Conheci a poeta Ana Luíza Drummond há dez anos,
numa viagem para Ouro Preto, quando visitei sua casa em Mariana. Ela é
companheira de Jorge Benedito Freitas, meu ex-aluno, hoje já com doutorado em Letras, em
que estudou o grande poeta judeu Paul Celan. Lembro-me de Jorge lendo seus
poemas em saraus espontâneos, sem divulgação prévia ou incentivos culturais,
num barzinho na rua Rio Grande do Sul, em meados da primeira década deste
século. Ana Luíza, que eu não sabia que escrevia, é quem lança um livro de
poesias neste mês. Ela já morou em Poços de Caldas também, por um breve período
de tempo, quando foi minha colega no núcleo local do curso pré-vestibular
Educafro, no qual lecionou Português. Seu primeiro livro foi lançado em 20 de
julho deste ano pelo selo Leme, da editora Impressões de Minas. Ao lê-lo e
fazer anotações mentais para esta resenha, acabei tendo uma impressão muito
parecida com a registrada no posfácio, escrito por Ricardo Pinto de Souza: a de
que a obra se divide em três partes, ainda que a autora não tenha estabelecido
essa divisão formalmente. Na primeira, ela relembra e, o mais importante,
revive sua infância, ressignificando as relações com a família. É especialmente
pungente o poema no qual aborda a relação paterna: “Esta é minha
cena-carta-poema do perdão: livro-me/Nela me escrevo para assombrar-te:
existo/Nela iludo lei e pai” é um dos trechos mais fortes.
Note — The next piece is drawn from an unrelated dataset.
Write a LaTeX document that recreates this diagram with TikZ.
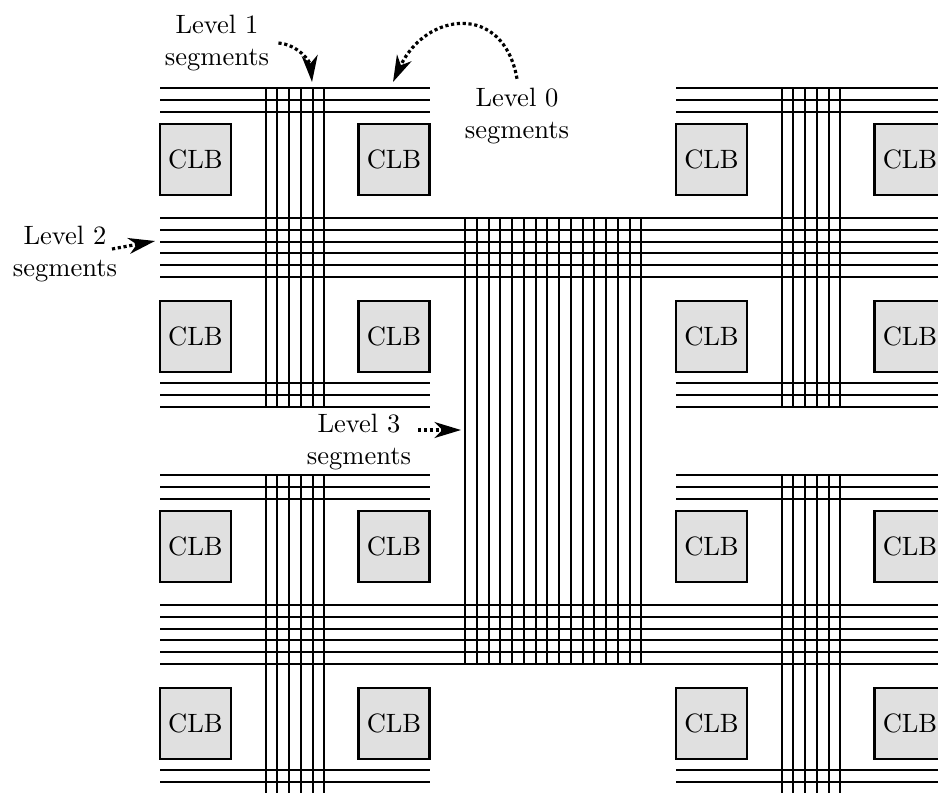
\documentclass[tikz,border=0pt]{standalone}
\usepackage{tikz}
\usetikzlibrary{arrows.meta}
\definecolor{clbgray}{RGB}{224, 224, 224}

\tikzset{
  wire/.style={line width=0.75pt},
  clb/.style={draw, line width=0.85pt, fill=clbgray, minimum size=26.8pt, inner sep=0pt},
  seglabel/.style={align=center},
  pointer/.style={line width=1.2pt, densely dotted, -{Stealth[length=10pt, width=6pt, inset=3pt]}}
}

\begin{document}
\begin{tikzpicture}[x=0.377pt, y=-0.377pt]
  \useasboundingbox (0,0) rectangle (938,792);
  \clip (0,0) rectangle (938,792);

  % Four tiles of 2x2 CLBs with level 0 and level 1 wires
  \foreach \ox/\oy/\t in {160/88/a, 676/88/b, 160/475/c, 676/475/d} {
    \foreach \k in {0,1,2} {
      \draw[wire] (\ox,\oy+\k*11.75) -- ++(270,0);
      \draw[wire] (\ox,\oy+295+\k*11.75) -- ++(270,0);
    }
    \foreach \k in {0,...,5}
      \draw[wire] (\ox+105.7+\k*11.75,\oy) -- ++(0,318.5);
    \node[clb] (\t-1) at (\ox+35.5,\oy+71.75) {CLB};
    \node[clb] (\t-2) at (\ox+234,\oy+71.75) {CLB};
    \node[clb] (\t-3) at (\ox+35.5,\oy+248.3) {CLB};
    \node[clb] (\t-4) at (\ox+234,\oy+248.3) {CLB};
  }

  % Level 2 rows
  \foreach \y in {218,605}
    \foreach \k in {0,...,5}
      \draw[wire] (160,\y+\k*11.75) -- (946,\y+\k*11.75);

  % Level 3 column
  \foreach \k in {0,...,15}
    \draw[wire] (465+\k*11.75,218) -- (465+\k*11.75,663.75);

  % Labels
  \node[seglabel] (lvl1) at (217,43) {Level 1\\segments};
  \node[seglabel] (lvl0) at (517,116) {Level 0\\segments};
  \node[seglabel] (lvl2) at (65,254) {Level 2\\segments};
  \node[seglabel] (lvl3) at (359,442) {Level 3\\segments};

  \coordinate (tip1) at (312,82);
  \coordinate (tip0) at (393,82);
  \coordinate (tail2) at (112,249);
  \coordinate (tip2) at (155,241);
  \coordinate (tail3) at (418,430);
  \coordinate (tip3) at (461,430);

  \draw[pointer] (lvl1.east) to[out=-5, in=95] (tip1);
  \draw[pointer] (lvl0.north) to[out=100, in=65, looseness=1.6] (tip0);
  \draw[pointer] (tail2) -- (tip2);
  \draw[pointer] (tail3) -- (tip3);
\end{tikzpicture}
\end{document}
Ao contrário de
Pinto de Souza, no entanto, entendo que não é o belo poema Mito, que abre o
livro e é dedicado à mãe de Ana Luíza, que dá a chave de compreensão dessa
primeira parte. Isso já está posto na dedicatória à avó Almerinda. É o ser e
crescer mulher que permeia o livro até a segunda parte, que também identifiquei
ter o mesmo tema destacado por Pinto de Souza no “percurso interpretativo” que
ele estabelece e que percorri na mesma senda até aqui, inconsciente de sua
proposição: a da descoberta de si e de ser mulher num mundo hostil e misógino. Nela se (re)afirma o corpo e a sexualidade numa linguagem sem pejo, na qual
termos como “buceta” e “meu cio” são usados não para chocar moralistas
conservadores (que ficariam desgostosos de qualquer forma), mas para refletir
sobre sua condição – e de todas as mulheres, num viés feminista. Curiosamente,
é aqui que Ferros, cidade mineira na qual Ana Luíza nasceu e chegou a ser
secretária municipal de Educação, é mencionada e evocada mais diretamente. As
lembranças de uma idade mais tenra na cidade natal aparecem quando a autora se
vê numa rotina no Rio de Janeiro que pouco lembra o estereótipo do carioca “sangue
bom”. Esse encontro com si mesma, como bem observado no posfácio, deve-se muito
ao nascimento de Flora, quando ela e Jorge moravam em Alfenas (agora estão em
Timóteo; ao menos foi de lá que Ana Luíza me enviou o livro), pois “modifica e
problematiza tanto a memória do passado quanto o sentido do presente”. Este
“memória do passado” algo pleonástico de Pinto de Souza, não está errado; a
terceira parte me fez lembrar de “Memories of Tomorrow”, do grupo de hardcore
Suicidal Tendencies. Mas não estamos num mundo devastado por uma guerra nuclear
e sim num país em processo de destruição por um presidente ignorante e
neonazista (agora com laços assumidos com o partido neonazi alemão). A terceira
parte do livro é menos sobre o espanto com o mundo atual, como entende Pinto de
Souza, e mais de indignação política e alguma esperança, no meu entender. Nesse
caso, há um feliz acidente, ao menos no exemplar que recebi: as páginas 53 e 54
se repetem três vezes; é justo no poema 14 de março de 2018. Esta é a data do
assassinato de Marielle Franco. Provavelmente não é proposital, mas acabou
vindo a calhar ler os mesmos versos repetidamente, pois é uma data que ecoa até
hoje, sem parar, sem parar, sem parar.